Booming e-commerce sector attracts overseas funds
The rapid development of China's e-commerce market is leading the sector around the world and becoming an accelerator driving domestic consumption transformation and upgrading, experts said, and the sector's huge growth potential is likely to attract more foreign investment.
During the "618 Shopping Festival" initially launched by JD.com Inc in 2010, the e-commerce company racked up record transactions of 159.2 billion yuan ($24.7 billion), up from $119.9 billion yuan last year. The record was set over the first 18 days of the month.
Also, Alibaba's e-commerce platform Tmall said sales of smartphones exceeded 10,000 within 5 seconds after midnight on Monday.
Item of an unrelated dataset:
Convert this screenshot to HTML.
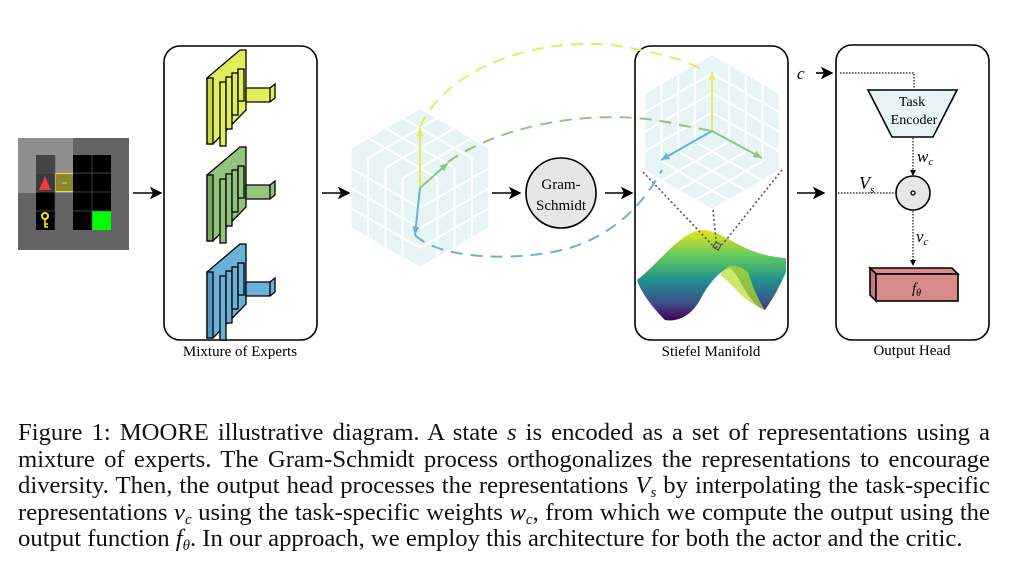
<!DOCTYPE html>
<html><head><meta charset="utf-8"><style>
body{margin:0;background:#fff;width:1012px;height:568px;overflow:hidden;position:relative;font-family:"Liberation Serif",serif}
svg{position:absolute;left:0;top:0}
.cap{position:absolute;left:18px;width:972px;font-size:24.7px;line-height:26.5px;top:420px;color:#111}
.cap div{text-align:justify;text-align-last:justify;white-space:nowrap;height:26.5px}
.cap div.last{text-align-last:left}
.cap sub{font-size:15px;line-height:0;vertical-align:-4px}
i{font-style:italic}
</style></head><body>
<svg id="d" width="1012" height="400" viewBox="0 0 1012 400">
<defs>
<marker id="ah" markerWidth="8" markerHeight="8" refX="7" refY="4" orient="auto"><path d="M0,0 L8,4 L0,8 L2,4Z" fill="#000"/></marker>
<linearGradient id="vir" x1="0" y1="0" x2="0" y2="1"><stop offset="0" stop-color="#e8e419"/><stop offset="0.3" stop-color="#5ec962"/><stop offset="0.55" stop-color="#21918c"/><stop offset="0.8" stop-color="#3b528b"/><stop offset="1" stop-color="#440154"/></linearGradient>
</defs>
<g>
<rect x="18" y="138" width="111" height="112" fill="#646464"/>
<rect x="18" y="138" width="55" height="55" fill="#8f8f8f"/>
<rect x="36" y="155" width="19" height="18" fill="#444"/>
<rect x="36" y="173" width="19" height="19" fill="#3a3a3a"/>
<polygon points="45,176 51,190 39,190" fill="#ee3b3b"/>
<rect x="55.5" y="173.5" width="18" height="18" fill="#8a8530" stroke="#e8e43a"/>
<line x1="62" y1="183" x2="67" y2="183" stroke="#e8e43a"/>
<rect x="36" y="192" width="19" height="38" fill="#000"/>
<circle cx="45" cy="216" r="3" fill="none" stroke="#ffe600" stroke-width="2"/><path d="M45,219 V227 H48 M45,224 H48" stroke="#ffe600" stroke-width="1.6" fill="none"/>
<rect x="73" y="155" width="38" height="75" fill="#000"/>
<rect x="92" y="211" width="19" height="19" fill="#00ff00"/>
<path d="M36,173H55M36,192H55M36,211H55M73,173H111M73,192H111M73,211H111M92,155V230M55,155V230" stroke="#555" stroke-width="0.7"/>
</g>
<g stroke="#000" stroke-width="1.6" marker-end="url(#ah)">
<line x1="133" y1="193" x2="161" y2="193"/><line x1="322" y1="193" x2="349" y2="193"/>
<line x1="492" y1="193" x2="520" y2="193"/><line x1="605" y1="193" x2="632" y2="193"/>
<line x1="797" y1="193" x2="824" y2="193"/><line x1="816" y1="73" x2="832" y2="73"/>
</g>
<rect x="164" y="46" width="153" height="294" rx="16" fill="none" stroke="#000" stroke-width="1.6"/>
<rect x="635" y="46" width="153" height="294" rx="16" fill="none" stroke="#000" stroke-width="1.6"/>
<rect x="836" y="45" width="153" height="295" rx="16" fill="none" stroke="#000" stroke-width="1.6"/>
<g font-size="15" text-anchor="middle" fill="#000">
<text x="240" y="356">Mixture of Experts</text>
<text x="711" y="356">Stiefel Manifold</text>
<text x="912" y="355">Output Head</text>
</g>
<g id="experts"></g>
<g id="cubes"></g>
<g>
<path d="M637,280 C660,262 680,232 702,230 C725,230 740,255 786,258 L786,272 C778,290 772,300 765,310 C748,305 740,275 730,268 C718,270 705,290 700,300 C690,318 675,322 665,320 C650,305 640,290 637,280Z" fill="url(#vir)"/>
<path d="M720,275 C728,262 738,264 748,272 C752,285 758,300 765,310 C740,300 735,285 720,275Z" fill="#b8de29" opacity="0.7"/>
</g>
<g stroke="#555" stroke-width="1.6" stroke-dasharray="2,2.5" fill="none">
<line x1="643" y1="172" x2="717" y2="250"/><line x1="713" y1="210" x2="717" y2="250"/><line x1="782" y1="170" x2="722" y2="245"/>
</g>
<rect x="714" y="243" width="6" height="6" fill="none" stroke="#444" transform="rotate(30 717 246)"/>
<g fill="none" stroke-width="2" stroke-dasharray="12,8">
<path d="M420,127 C450,60 560,30 640,50 C670,56 690,62 702,70" stroke="#e0ee5c"/>
<path d="M448,162 C500,125 600,105 680,125 L712,131" stroke="#93c47d"/>
<path d="M415,235 C440,260 520,262 570,248 C610,235 640,210 662,170" stroke="#6bb0d6"/>
</g>
<g>
<circle cx="561" cy="193" r="35" fill="#e6e6e6" stroke="#000" stroke-width="1.6"/>
<text x="561" y="189" font-size="15" text-anchor="middle">Gram-</text>
<text x="561" y="210" font-size="15" text-anchor="middle">Schmidt</text>
</g>
<text x="797" y="79" font-size="17" font-style="italic">c</text>
<g stroke="#333" stroke-width="1.4" stroke-dasharray="1.5,1.5" fill="none">
<path d="M840,73 H914 V88"/><path d="M913,138 V172"/><path d="M838,193 H895"/><path d="M913,211 V262"/>
</g>
<path d="M910,170 L913,176 L916,170Z M910,260 L913,266 L916,260Z" fill="#000"/>
<polygon points="868,90 957,90 933,137 892,137" fill="#e6f4f6" stroke="#000" stroke-width="1.6"/>
<text x="912" y="106" font-size="14" text-anchor="middle">Task</text>
<text x="914" y="124" font-size="14" text-anchor="middle">Encoder</text>
<text x="917" y="162" font-size="17" font-style="italic">w<tspan font-size="11" dy="3">c</tspan></text>
<text x="859" y="189" font-size="18" font-style="italic">V<tspan font-size="11" dy="4">s</tspan></text>
<circle cx="913" cy="193" r="17" fill="#e6e6e6" stroke="#000" stroke-width="1.6"/>
<circle cx="913" cy="193" r="2" fill="none" stroke="#000" stroke-width="1.3"/>
<text x="916" y="242" font-size="17" font-style="italic">v<tspan font-size="11" dy="3">c</tspan></text>
<g stroke="#000" stroke-width="1.6">
<polygon points="870,268 952,268 958,274 876,274" fill="#d98a8a"/>
<polygon points="870,268 876,274 876,301 870,295" fill="#c97878"/>
<rect x="876" y="274" width="82" height="27" fill="#d98a8a"/>
</g>
<text x="912" y="293" font-size="15" font-style="italic">f<tspan font-size="10" dy="3">θ</tspan></text>
</svg>
<div class="cap">
<div>Figure 1: MOORE illustrative diagram. A state <i>s</i> is encoded as a set of representations using a</div>
<div>mixture of experts. The Gram-Schmidt process orthogonalizes the representations to encourage</div>
<div>diversity. Then, the output head processes the representations <i>V<sub>s</sub></i> by interpolating the task-specific</div>
<div>representations <i>v<sub>c</sub></i> using the task-specific weights <i>w<sub>c</sub></i>, from which we compute the output using the</div>
<div class="last">output function <i>f<sub>θ</sub></i>. In our approach, we employ this architecture for both the actor and the critic.</div>
</div>
<script>
const NS='http://www.w3.org/2000/svg';
function mk(p,t,a){const e=document.createElementNS(NS,t);for(const k in a)e.setAttribute(k,a[k]);p.appendChild(e);return e;}
const ex=document.getElementById('experts');
const cols=[['#e0ee5c','#c8d640'],['#93c47d','#7aab65'],['#6bb0d6','#5598bf']];
const tops=[48,145,242];
cols.forEach((c,i)=>{
  const g=mk(ex,'g',{stroke:'#000','stroke-width':'1.3'});
  
  
  const y=tops[i];
  mk(g,'polygon',{points:`207,${y+30} 240,${y+2} 246,${y+2} 246,${y+62} 213,${y+96} 207,${y+96}`,fill:c[0]});
  mk(g,'rect',{x:207,y:y+30,width:6,height:66,fill:c[1]});
  [[220,26,64],[226,21,52],[232,17,42],[238,13,32]].forEach(l=>{
    mk(g,'rect',{x:l[0],y:y+l[1]+8,width:6,height:l[2],fill:c[0]});
  });
  mk(g,'polygon',{points:`246,${y+40} 270,${y+40} 275,${y+36} 275,${y+50} 270,${y+54} 246,${y+54}`,fill:c[0]});
  mk(g,'line',{x1:270,y1:y+40,x2:270,y2:y+54});
});
const cb=document.getElementById('cubes');
function cube(cx,cy,R,name){
  const g=mk(cb,'g',{});
  
  
  const h=R*0.866;
  mk(g,'polygon',{points:`${cx},${cy-R} ${cx+h},${cy-R/2} ${cx+h},${cy+R/2} ${cx},${cy+R} ${cx-h},${cy+R/2} ${cx-h},${cy-R/2}`,fill:'#e6f4f6'});
  const faces=[[[-h,R/2],[0,-R]],[[h,R/2],[0,-R]],[[-h,R/2],[h,R/2]]];
  faces.forEach(([a,b])=>{
    for(let k=1;k<=4;k++){const t=k/4;
      mk(g,'line',{x1:cx+a[0]*t,y1:cy+a[1]*t,x2:cx+a[0]*t+b[0],y2:cy+a[1]*t+b[1],stroke:'#fff','stroke-width':2});
      mk(g,'line',{x1:cx+b[0]*t,y1:cy+b[1]*t,x2:cx+b[0]*t+a[0],y2:cy+b[1]*t+a[1],stroke:'#fff','stroke-width':2});
    }
  });
  return g;
}
function arrow(g,x1,y1,x2,y2,c){
  mk(g,'line',{x1,y1,x2,y2,stroke:c,'stroke-width':2});
  const a=Math.atan2(y2-y1,x2-x1),s=9;
  mk(g,'polygon',{points:`${x2},${y2} ${x2-s*Math.cos(a-0.4)},${y2-s*Math.sin(a-0.4)} ${x2-s*Math.cos(a+0.4)},${y2-s*Math.sin(a+0.4)}`,fill:c});
}
const c1=cube(420,188,80,'representation-space-cube');
c1.setAttribute('transform','rotate(180 420 188)');
const a1=mk(cb,'g',{});


arrow(a1,420,188,420,128,'#e0ee5c');arrow(a1,420,188,448,163,'#93c47d');arrow(a1,420,188,415,235,'#6bb0d6');
cube(712,132,78,'stiefel-cube');
const a2=mk(cb,'g',{});


arrow(a2,712,131,712,72,'#e0ee5c');arrow(a2,712,131,762,158,'#93c47d');arrow(a2,712,131,661,160,'#6bb0d6');
</script>
</body></html>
On Monday, over 70 million consumers participated in physical stores that featured Tmall's 618 activities.
Apart from JD.com and Alibaba, cross-border e-commerce platforms such as kaola.com, vip.com and ymatou.com joined the promotion.
Shopping festivals are like sales promotion "wars," a Beijing-based independent analyst surnamed Li told the Global Times on Tuesday. "E-commerce platforms used various gimmicks to promote sales like usual during this year's '618 shopping festival'," he said,
For example, a woman in Nanjing, East China's Jiangsu Province, was chosen by Tmall in a lottery game to receive 618 packages of products on Monday, according to Tmall's Weibo account.
Despite the huge sales volume, the most obvious change of this year's "618 Shopping Festival" was a greater emphasis on quality and service, which are the main features of China's consumption upgrading, said Zhao Ping, director of the Department of International Trade Research at the China Council for the Promotion of International Trade.
Zhao told the Global Times "the shift in consumers' demand will further boost China's e-commerce business and also the country's economic development."
The business models and technologies of the e-commerce sector can be applied more broadly into the manufacturing industry and the services sector to advance the transformation and upgrading of the real economy, she said.
Technology like big data and cloud computing can be used to provide more information for companies to promote their research and development of products and to improve services, noted Zhao.
The boundaries of China's e-commerce sector continued to expand in 2017, and the nation's online retail industry became the world's largest, said a report released by the Ministry of Commerce (MOFCOM) on May 30.
Domestic e-commerce transactions rose 11.7 percent year-on-year to 29.16 trillion yuan in 2017, and online retail sales reached 7.18 trillion yuan, up 32.2 percent on a yearly basis, it said.
MOFCOM spokesman Gao Feng told a meeting on June 7 that online retail sales currently contribute more than 37 percent of the growth in China's total retail sales.
Analysts said that overseas companies are optimistic about China's retail market thanks to its large demand and great growth potential driven by domestic e-commerce businesses, and more foreign investors are eyeing cooperation with Chinese companies as they have advanced technologies and rich experience.
For example, JD.com announced Monday that it received investment of $550 million from Google. The companies will jointly explore retail business around the world.
Zhao said that the fast advance of China's e-commerce sector has created increased opportunities for foreign investors because many innovative technologies and business models have come into being in the domestic market, and this signals great growth potential.